We like it when you fail. These guys have such a good time.
You failed to agitate. You failed to cook on low long enough for the interiors to cook completely, to nearly disappear, and to begin to puff even at low temperature.
This video shows the process explicitly but it's shot at an angle and the cook's accent is unintelligible. "You gonna need two pots of oil, one gonna be 136 inches, this one 375 Fahrenheit. I repeat. This one 136 inches, this one 385 Fahrenheit."
When he says, "bubbles begin to form" he means a large interior bubble, not thousands of external bubbles in the oil as moisture dissipates.
The evenly thick-cut potatoes are par-boiled in oil. Somewhere around 300℉, 280-320, but under 350. Then fried hotter at 350℉ or above, 360-375.
The Europeans say 2-3mm, but that is not right, 3 mm is 1/10 an inch, they're cut up between 1/4 and 3/8 inch thick.
This video shows a young man agitating a pot dangerously and filled too near the top but without spilling any oil then he uses a pan to lift out even hotter oil to spill on top of his floating potatoes causing them to puff instantly.

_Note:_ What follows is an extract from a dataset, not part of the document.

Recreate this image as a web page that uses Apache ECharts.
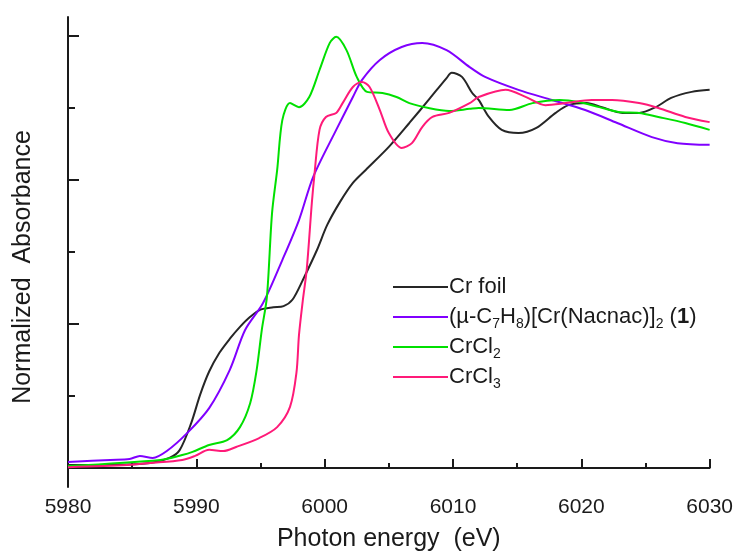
<!DOCTYPE html>
<html>
<head>
<meta charset="utf-8">
<script src="https://cdn.jsdelivr.net/npm/echarts@6/dist/echarts.min.js"></script>
<style>
  html, body { margin: 0; padding: 0; background: #fff; }
  #chart { width: 736px; height: 557px; }
</style>
</head>
<body>
<div id="chart"></div>
<script>
// Cr K-edge XANES spectra: [photon energy (eV), normalized absorbance]
const crFoil = [
  [5980, 0.010], [5982.5, 0.010], [5986.4, 0.017], [5987.9, 0.035], [5988.7, 0.062],
  [5989.6, 0.156], [5990.3, 0.255], [5991.0, 0.335], [5991.8, 0.400], [5992.6, 0.448],
  [5993.4, 0.490], [5994.2, 0.525], [5995.0, 0.550], [5996.0, 0.558], [5996.8, 0.562],
  [5997.5, 0.585], [5998.3, 0.653], [5999.4, 0.757], [6000.2, 0.844], [6001.2, 0.924],
  [6002.2, 0.990], [6003.2, 1.035], [6005.0, 1.115], [6006.6, 1.198], [6008.1, 1.278],
  [6009.5, 1.354], [6009.9, 1.372], [6010.7, 1.358], [6011.5, 1.302], [6012.0, 1.278],
  [6012.8, 1.219], [6013.8, 1.174], [6015.1, 1.163], [6016.5, 1.181], [6018.0, 1.233],
  [6019.0, 1.260], [6020.4, 1.267], [6021.6, 1.253], [6023.2, 1.233], [6024.5, 1.233],
  [6025.8, 1.253], [6027.0, 1.285], [6028.6, 1.306], [6030, 1.313]
];
const nacnacComplex = [
  [5980, 0.021], [5983.3, 0.028], [5984.8, 0.031], [5985.6, 0.042], [5986.6, 0.035],
  [5987.7, 0.059], [5989.3, 0.122], [5991.0, 0.208], [5992.6, 0.340], [5993.8, 0.479],
  [5995.2, 0.573], [5996.7, 0.722], [5998.0, 0.861], [5999.1, 1.010], [6000.9, 1.174],
  [6002.2, 1.288], [6002.9, 1.347], [6004.3, 1.417], [6006.0, 1.462], [6007.6, 1.476],
  [6009.5, 1.451], [6011.3, 1.392], [6012.5, 1.358], [6015.1, 1.313], [6017.7, 1.278],
  [6020.3, 1.243], [6022.8, 1.198], [6025.5, 1.149], [6027.5, 1.128], [6030, 1.122]
];
const crCl2 = [
  [5980, 0.007], [5987.2, 0.028], [5988.9, 0.045], [5989.7, 0.056], [5991.0, 0.080],
  [5992.4, 0.097], [5993.4, 0.142], [5994.2, 0.226], [5994.7, 0.340], [5995.1, 0.479],
  [5995.5, 0.594], [5995.9, 0.885], [5996.3, 1.035], [5996.7, 1.208], [5997.3, 1.267],
  [5998.0, 1.253], [5998.8, 1.288], [5999.6, 1.382], [6000.4, 1.476], [6000.9, 1.497],
  [6001.7, 1.451], [6002.5, 1.358], [6003.3, 1.306], [6004.5, 1.302], [6005.6, 1.288],
  [6006.6, 1.267], [6008.1, 1.250], [6009.7, 1.240], [6011.3, 1.247], [6012.0, 1.250],
  [6014.4, 1.243], [6016.2, 1.267], [6018.3, 1.278], [6019.8, 1.271], [6021.4, 1.253],
  [6022.9, 1.236], [6024.5, 1.233], [6026.0, 1.219], [6028.1, 1.198], [6030, 1.174]
];
const crCl3 = [
  [5980, 0.003], [5984.6, 0.010], [5986.4, 0.017], [5988.9, 0.028], [5989.9, 0.042],
  [5991.0, 0.063], [5992.1, 0.059], [5993.1, 0.073], [5994.9, 0.104], [5996.3, 0.142],
  [5997.3, 0.212], [5997.8, 0.330], [5998.0, 0.462], [5998.3, 0.583], [5998.6, 0.688],
  [5999.0, 0.920], [5999.2, 1.017], [5999.6, 1.174], [6000.1, 1.219], [6000.9, 1.233],
  [6001.4, 1.267], [6002.2, 1.323], [6002.9, 1.340], [6003.5, 1.323], [6004.3, 1.243],
  [6005.0, 1.163], [6006.0, 1.111], [6006.8, 1.128], [6007.6, 1.184], [6008.4, 1.219],
  [6009.7, 1.233], [6011.3, 1.267], [6012.0, 1.288], [6014.1, 1.313], [6015.7, 1.288],
  [6017.2, 1.260], [6018.8, 1.267], [6020.8, 1.278], [6022.4, 1.278], [6024.5, 1.267],
  [6026.0, 1.250], [6028.1, 1.219], [6030, 1.201]
];

const seriesNames = ['Cr foil', 'nacnac', 'CrCl2', 'CrCl3'];
const legendLabels = {
  'Cr foil': 'Cr foil',
  'nacnac': '(\u00b5-C{sub|7}H{sub|8})[Cr(Nacnac)]{sub|2} ({b|1})',
  'CrCl2': 'CrCl{sub|2}',
  'CrCl3': 'CrCl{sub|3}'
};
const seriesColors = ['#262626', '#8000ff', '#00e000', '#ff1a78'];
const seriesData = [crFoil, nacnacComplex, crCl2, crCl3];

const xTicks = { min: 5980, max: 6030, step: 10 };
const yMajorTicks = [0, 0.5, 1.0, 1.5];
const yMinorTicks = [0.25, 0.75, 1.25];
const yRange = { min: -0.066, max: 1.566 };

const FONT = '"Liberation Sans", Arial, Helvetica, sans-serif';
const INK = '#1a1a1a';

const chart = echarts.init(document.getElementById('chart'), null, { renderer: 'canvas' });

const yBase = {
  type: 'value',
  min: yRange.min,
  max: yRange.max,
  position: 'left',
  splitLine: { show: false },
  axisLabel: { show: false }
};

chart.setOption({
  animation: false,
  backgroundColor: '#ffffff',
  grid: { left: 68, right: 25, top: 17, bottom: 70, containLabel: false },
  xAxis: {
    type: 'value',
    min: xTicks.min,
    max: xTicks.max,
    interval: xTicks.step,
    name: 'Photon energy  (eV)',
    nameLocation: 'middle',
    nameGap: 40,
    nameTextStyle: { fontFamily: FONT, fontSize: 25, color: INK },
    axisLine: { show: true, lineStyle: { color: INK, width: 2 } },
    axisTick: { show: true, inside: true, length: 9, lineStyle: { color: INK, width: 2 } },
    minorTick: { show: true, splitNumber: 2, length: 5, lineStyle: { color: INK, width: 2 } },
    axisLabel: { fontFamily: FONT, fontSize: 21, color: INK, margin: 10, formatter: v => String(v) },
    splitLine: { show: false }
  },
  yAxis: [
    Object.assign({}, yBase, {
      axisLine: { show: true, onZero: false, lineStyle: { color: INK, width: 2 } },
      axisTick: { show: true, inside: true, length: 11, customValues: yMajorTicks,
                  lineStyle: { color: INK, width: 2 } }
    }),
    Object.assign({}, yBase, {
      axisLine: { show: false },
      axisTick: { show: true, inside: true, length: 7, customValues: yMinorTicks,
                  lineStyle: { color: INK, width: 2 } }
    })
  ],
  legend: {
    orient: 'vertical',
    left: 388,
    top: 268,
    itemWidth: 55,
    itemHeight: 2,
    itemGap: 2,
    icon: 'rect',
    selectedMode: false,
    data: seriesNames,
    formatter: name => legendLabels[name],
    textStyle: {
      fontFamily: FONT,
      fontSize: 22,
      color: INK,
      lineHeight: 28,
      padding: [0, 0, 0, -4],
      rich: {
        sub: { fontFamily: FONT, fontSize: 14, lineHeight: 14, verticalAlign: 'bottom', color: INK },
        b: { fontFamily: FONT, fontSize: 22, lineHeight: 28, fontWeight: 'bold', color: INK }
      }
    }
  },
  graphic: [{
    type: 'text',
    x: 23,
    y: 267,
    rotation: Math.PI / 2,
    style: {
      text: 'Normalized  Absorbance',
      font: '25px ' + FONT,
      fill: INK,
      align: 'center',
      verticalAlign: 'middle'
    }
  }],
  series: seriesNames.map((name, i) => ({
    name: name,
    type: 'line',
    xAxisIndex: 0,
    yAxisIndex: 0,
    data: seriesData[i],
    smooth: 0.3,
    showSymbol: false,
    symbol: 'none',
    lineStyle: { color: seriesColors[i], width: 2 },
    itemStyle: { color: seriesColors[i] },
    z: 2 + i
  }))
});
</script>
</body>
</html>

This guy in the video below makes a mess of his stove.
This guy in the video below makes a mess of his stove.
Julia Child also does this with a degree of trepidation and uncertainty but now I cannot find the video I watched last night. My YouTube history is incomplete.

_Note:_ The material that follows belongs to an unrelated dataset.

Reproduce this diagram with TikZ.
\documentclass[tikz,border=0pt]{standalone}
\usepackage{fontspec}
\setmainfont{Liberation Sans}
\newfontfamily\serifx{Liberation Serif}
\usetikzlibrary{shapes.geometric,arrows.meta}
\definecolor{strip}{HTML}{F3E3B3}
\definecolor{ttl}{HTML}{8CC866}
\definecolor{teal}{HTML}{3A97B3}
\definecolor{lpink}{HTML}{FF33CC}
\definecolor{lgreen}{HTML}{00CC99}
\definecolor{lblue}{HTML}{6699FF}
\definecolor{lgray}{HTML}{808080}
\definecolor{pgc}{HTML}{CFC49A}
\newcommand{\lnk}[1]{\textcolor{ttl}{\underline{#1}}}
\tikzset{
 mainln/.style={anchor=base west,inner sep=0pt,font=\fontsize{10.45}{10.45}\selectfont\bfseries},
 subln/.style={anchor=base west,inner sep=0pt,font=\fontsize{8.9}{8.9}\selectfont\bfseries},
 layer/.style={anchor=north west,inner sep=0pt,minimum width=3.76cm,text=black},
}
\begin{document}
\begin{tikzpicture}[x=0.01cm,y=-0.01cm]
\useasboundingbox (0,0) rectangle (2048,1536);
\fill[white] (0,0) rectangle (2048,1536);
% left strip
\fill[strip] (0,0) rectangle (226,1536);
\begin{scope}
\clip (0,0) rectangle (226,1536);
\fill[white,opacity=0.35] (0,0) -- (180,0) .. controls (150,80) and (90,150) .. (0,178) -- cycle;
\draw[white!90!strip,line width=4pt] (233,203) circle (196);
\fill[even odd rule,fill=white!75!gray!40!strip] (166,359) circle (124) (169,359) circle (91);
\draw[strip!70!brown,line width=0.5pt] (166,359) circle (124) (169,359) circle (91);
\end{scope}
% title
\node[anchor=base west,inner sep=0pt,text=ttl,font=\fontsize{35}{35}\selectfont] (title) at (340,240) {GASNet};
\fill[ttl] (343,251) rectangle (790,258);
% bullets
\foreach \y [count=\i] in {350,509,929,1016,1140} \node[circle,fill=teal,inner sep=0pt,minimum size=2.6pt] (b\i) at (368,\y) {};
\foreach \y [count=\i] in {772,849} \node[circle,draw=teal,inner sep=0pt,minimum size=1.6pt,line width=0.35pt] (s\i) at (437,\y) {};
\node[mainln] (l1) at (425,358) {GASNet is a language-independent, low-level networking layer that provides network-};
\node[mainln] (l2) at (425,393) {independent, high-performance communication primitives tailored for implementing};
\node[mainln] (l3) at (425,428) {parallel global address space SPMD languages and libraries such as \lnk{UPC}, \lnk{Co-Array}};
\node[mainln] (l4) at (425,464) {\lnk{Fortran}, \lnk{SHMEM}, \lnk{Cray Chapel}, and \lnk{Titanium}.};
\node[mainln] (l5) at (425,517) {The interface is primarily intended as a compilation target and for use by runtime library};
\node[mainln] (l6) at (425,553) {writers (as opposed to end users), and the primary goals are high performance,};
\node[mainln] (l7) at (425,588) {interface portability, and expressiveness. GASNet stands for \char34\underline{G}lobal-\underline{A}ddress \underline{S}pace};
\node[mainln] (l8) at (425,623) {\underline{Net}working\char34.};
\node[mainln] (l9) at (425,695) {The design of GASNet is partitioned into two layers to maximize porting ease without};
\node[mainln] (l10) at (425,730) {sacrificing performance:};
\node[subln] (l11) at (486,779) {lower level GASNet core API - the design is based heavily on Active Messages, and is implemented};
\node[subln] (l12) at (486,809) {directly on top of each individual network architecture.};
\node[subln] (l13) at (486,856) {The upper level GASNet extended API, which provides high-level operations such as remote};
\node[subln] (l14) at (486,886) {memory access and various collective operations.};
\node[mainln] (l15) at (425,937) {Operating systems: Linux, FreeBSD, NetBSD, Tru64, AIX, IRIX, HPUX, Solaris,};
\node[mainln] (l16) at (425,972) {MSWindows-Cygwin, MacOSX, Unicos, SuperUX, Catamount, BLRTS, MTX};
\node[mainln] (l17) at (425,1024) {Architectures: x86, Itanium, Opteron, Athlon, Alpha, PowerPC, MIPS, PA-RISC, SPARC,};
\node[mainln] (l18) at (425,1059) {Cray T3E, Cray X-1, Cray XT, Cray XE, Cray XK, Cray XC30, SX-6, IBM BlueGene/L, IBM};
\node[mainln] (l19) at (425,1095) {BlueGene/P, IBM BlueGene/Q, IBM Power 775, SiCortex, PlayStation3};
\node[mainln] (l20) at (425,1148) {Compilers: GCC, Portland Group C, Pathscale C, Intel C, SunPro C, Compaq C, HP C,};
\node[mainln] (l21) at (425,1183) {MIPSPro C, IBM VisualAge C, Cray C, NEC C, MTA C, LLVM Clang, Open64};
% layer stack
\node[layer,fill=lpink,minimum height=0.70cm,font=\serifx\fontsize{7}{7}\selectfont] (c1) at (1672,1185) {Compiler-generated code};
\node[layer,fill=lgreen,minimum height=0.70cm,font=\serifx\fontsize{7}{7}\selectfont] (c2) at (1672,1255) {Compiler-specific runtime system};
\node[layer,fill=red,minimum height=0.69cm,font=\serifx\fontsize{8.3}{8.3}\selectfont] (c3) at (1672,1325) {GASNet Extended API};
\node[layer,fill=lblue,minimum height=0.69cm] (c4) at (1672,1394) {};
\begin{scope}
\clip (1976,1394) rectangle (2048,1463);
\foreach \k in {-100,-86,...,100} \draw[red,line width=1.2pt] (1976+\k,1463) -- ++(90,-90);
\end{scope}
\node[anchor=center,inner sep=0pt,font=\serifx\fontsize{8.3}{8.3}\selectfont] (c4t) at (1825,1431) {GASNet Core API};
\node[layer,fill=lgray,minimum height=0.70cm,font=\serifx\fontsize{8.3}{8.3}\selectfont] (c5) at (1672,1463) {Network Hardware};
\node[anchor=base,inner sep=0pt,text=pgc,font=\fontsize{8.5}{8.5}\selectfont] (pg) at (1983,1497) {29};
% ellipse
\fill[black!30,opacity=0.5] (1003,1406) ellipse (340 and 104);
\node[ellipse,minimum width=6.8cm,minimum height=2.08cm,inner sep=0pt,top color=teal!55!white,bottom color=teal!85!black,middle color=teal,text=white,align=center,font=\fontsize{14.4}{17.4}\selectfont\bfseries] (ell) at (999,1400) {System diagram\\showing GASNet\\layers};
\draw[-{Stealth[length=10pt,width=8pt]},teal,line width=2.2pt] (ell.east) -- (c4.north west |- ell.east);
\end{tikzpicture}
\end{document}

Bonus! Chef John celebrates his 500th video with something interesting but useless. He shows how to carve a potato ball inside a potato box. He does not show what to do with it. I was hoping he would fry it.
8 comments:
Make your potato a video game.
potaotes? You've entered Dan Quayle territory there buddy.
That guy should make a Rubik's potato.
I've occasionally made a puffed up fried potato, but not deliberately. I sliced the spud on a mandoline, the fry looked like a flying saucer.

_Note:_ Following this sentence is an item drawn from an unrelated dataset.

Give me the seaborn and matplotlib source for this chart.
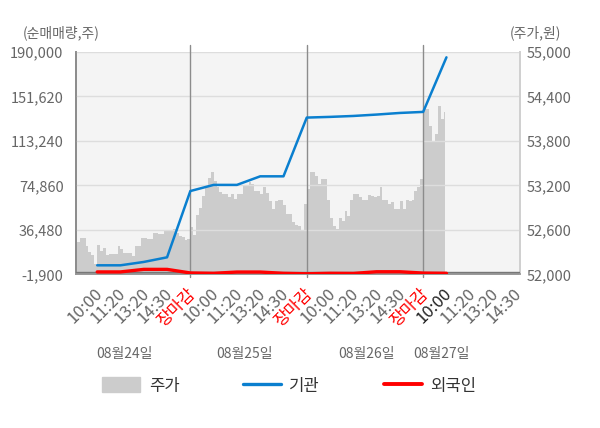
import numpy as np
import pandas as pd
import seaborn as sns
import matplotlib.pyplot as plt
from matplotlib.patches import Patch
from matplotlib.lines import Line2D
from matplotlib.transforms import ScaledTranslation

sns.set_theme(style='white')
plt.rcParams['font.family'] = ['Noto Sans CJK KR', 'DejaVu Sans']

dates = ['08월24일', '08월25일', '08월26일', '08월27일']
times = ['10:00', '11:20', '13:20', '14:30', '장마감']
tick_labels = times * 3 + times[:4]

# 주가 (원) - intraday, 40 samples per day
price_d1 = [52140, 52430, 52490, 52490, 52380, 52300, 52260, 52140, 52400, 52310,
            52360, 52260, 52270, 52270, 52270, 52380, 52340, 52290, 52290, 52290,
            52250, 52380, 52380, 52490, 52490, 52480, 52480, 52560, 52560, 52540,
            52540, 52580, 52580, 52580, 52610, 52560, 52520, 52500, 52470, 52480]
price_d2 = [52640, 52530, 52800, 52900, 53060, 53200, 53300, 53380, 53260, 53175,
            53110, 53085, 53085, 53040, 53085, 53020, 53085, 53085, 53200, 53200,
            53240, 53220, 53130, 53120, 53085, 53175, 53100, 52995, 52880, 52990,
            53000, 53000, 52940, 52820, 52810, 52700, 52660, 52650, 52590, 52950]
price_d3 = [53150, 53380, 53380, 53330, 53220, 53290, 53280, 53000, 52760, 52650,
            52610, 52760, 52720, 52850, 52790, 53000, 53085, 53085, 53050, 53000,
            53000, 53070, 53060, 53040, 53060, 53175, 53000, 53000, 52950, 52970,
            52880, 52880, 52990, 52880, 53000, 52990, 53000, 53130, 53175, 53290]
price_d4 = [54230, 54230, 54000, 53790, 53900, 54270, 54100, 54190]

# 순매매량 (주) at each label time
inst = [5900, 5900, 8800, 12800, 70000,
        75300, 75300, 82700, 82700, 133400,
        134000, 134800, 136000, 137400, 138300,
        185400]
foreign = [200, 200, 2400, 2400, -700,
           -1000, 100, 100, -1000, -1400,
           -1000, -1100, 350, 350, -800,
           -1000]

vol_ticks = [-1900, 36480, 74860, 113240, 151620, 190000]
price_ticks = [52000, 52600, 53200, 53800, 54400, 55000]

price = price_d1 + price_d2 + price_d3 + price_d4
step = 5 / len(price_d1)
px = (np.arange(len(price)) + 0.5) * step
flow = pd.DataFrame({'x': np.arange(1, len(inst) + 1), '기관': inst, '외국인': foreign})

fig = plt.figure(figsize=(6, 4.28), dpi=100)
ax = fig.add_axes([0.1267, 0.359, 0.74, 0.5195])
ax.set_facecolor('#f4f4f4')
ax2 = ax.twinx()

# price area on the main axes, ticks on the right
ax.fill_between(px, price_ticks[0], price, step='mid', color='#cccccc', lw=0, zorder=2)
ax.set_ylim(price_ticks[0], price_ticks[-1])
ax.set_yticks(price_ticks)
ax.set_yticklabels([f'{v:,}' for v in price_ticks])
ax.set_xlim(0.09, 19.16)

sns.lineplot(data=flow, x='x', y='기관', color='#0a7fcf', lw=1.8, ax=ax2, zorder=5)
sns.lineplot(data=flow, x='x', y='외국인', color='#ff0000', lw=2.4, ax=ax2, zorder=6)
ax2.set_ylim(vol_ticks[0], vol_ticks[-1])
ax2.set_yticks(vol_ticks)
ax2.set_yticklabels([f'{v:,}' for v in vol_ticks])
ax2.set_xlim(0.09, 19.16)
ax2.set_xlabel('')
ax2.set_ylabel('')
ax2.axhline(0, color='#777777', lw=1, zorder=4)
for v in vol_ticks[1:]:
    ax2.axhline(v, color='#dddddd', lw=1, zorder=1)
for d in (5, 10, 15):
    ax2.axvline(d, ymin=-0.014, ymax=1.032, color='#8c8c8c', lw=1, clip_on=False, zorder=3)

ax.yaxis.tick_right()
ax2.yaxis.tick_left()

ax.set_xticks(np.arange(1, len(tick_labels) + 1))
ax.set_xticklabels(tick_labels, rotation=45, ha='right', va='center', rotation_mode='anchor')
ax.tick_params(axis='x', length=0, pad=12, labelsize=12, colors='#666666')
ax.tick_params(axis='y', length=0, pad=5, labelsize=10.5, labelcolor='#666666')
ax2.tick_params(axis='y', length=0, pad=9, labelsize=10.5, labelcolor='#666666')
shift = ScaledTranslation(0.03, 0, fig.dpi_scale_trans)
for t in ax.get_xticklabels():
    t.set_transform(t.get_transform() + shift)
    if t.get_text() == '장마감':
        t.set_color('#ff0000')
ax.get_xticklabels()[15].set_color('#222222')

for a in (ax, ax2):
    a.spines['top'].set_visible(False)
    a.spines['left'].set_color('#8c8c8c')
    a.spines['bottom'].set_color('#999999')
    a.spines['right'].set_color('#d0d0d0')

date_pos = [2.15, 7.31, 12.55, 15.77]
for p, lab in zip(date_pos, dates):
    ax.text(p, -0.36, lab, transform=ax.get_xaxis_transform(), ha='center', va='center',
            fontsize=10, color='#666666')

fig.text(0.102, 0.923, '(순매매량,주)', ha='center', va='center', fontsize=10, color='#666666')
fig.text(0.893, 0.923, '(주가,원)', ha='center', va='center', fontsize=10, color='#666666')

handles = [Patch(color='#cccccc'), Line2D([], [], color='#0a7fcf', lw=2.4),
           Line2D([], [], color='#ff0000', lw=2.8)]
leg = fig.legend(handles, ['주가', '기관', '외국인'], loc='center', bbox_to_anchor=(0.482, 0.098),
                 ncol=3, frameon=False, fontsize=12, handlelength=2.3, handleheight=1.0,
                 handletextpad=0.5, columnspacing=3.8)
for t in leg.get_texts():
    t.set_color('#333333')

fig.savefig('out.png', dpi=100)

This is a good recipe for Italian potato balls.
Thanks for the correction. Dyslexia is a bitch.
*high squeaky ventriloquist voice* What dyslexia?
Shut up. That dyslexia.
I was watching an RT video at Youtube about the TransSiberian railroad and the conductor's wife fills several bags with potatoes, carrots and a couple of other veggies for him to take on the 14 day! round trip from Moscow to Vladivostok to Moscow. It seemed very sensible to me. Something that would never be done in America America.
Cabbages. She also filled bags of cabbages for him to take.
No potato vodka?
ric, I know a young man who is a raw vegan. His carry on when he flies is always a box of fruit. His personality is such that he is not insufferable. He's Type 1 diabetic and this has helped him control his blood sugar.
An old cold war joke.
An American and Russian general are having conversations comparing various details of army life.
When the talk turns to diet the American says his servicemen are on a 2000 calorie a day diet.
The Russian sneers " Nonsense! No one can eat that many potatos and cabbages a day."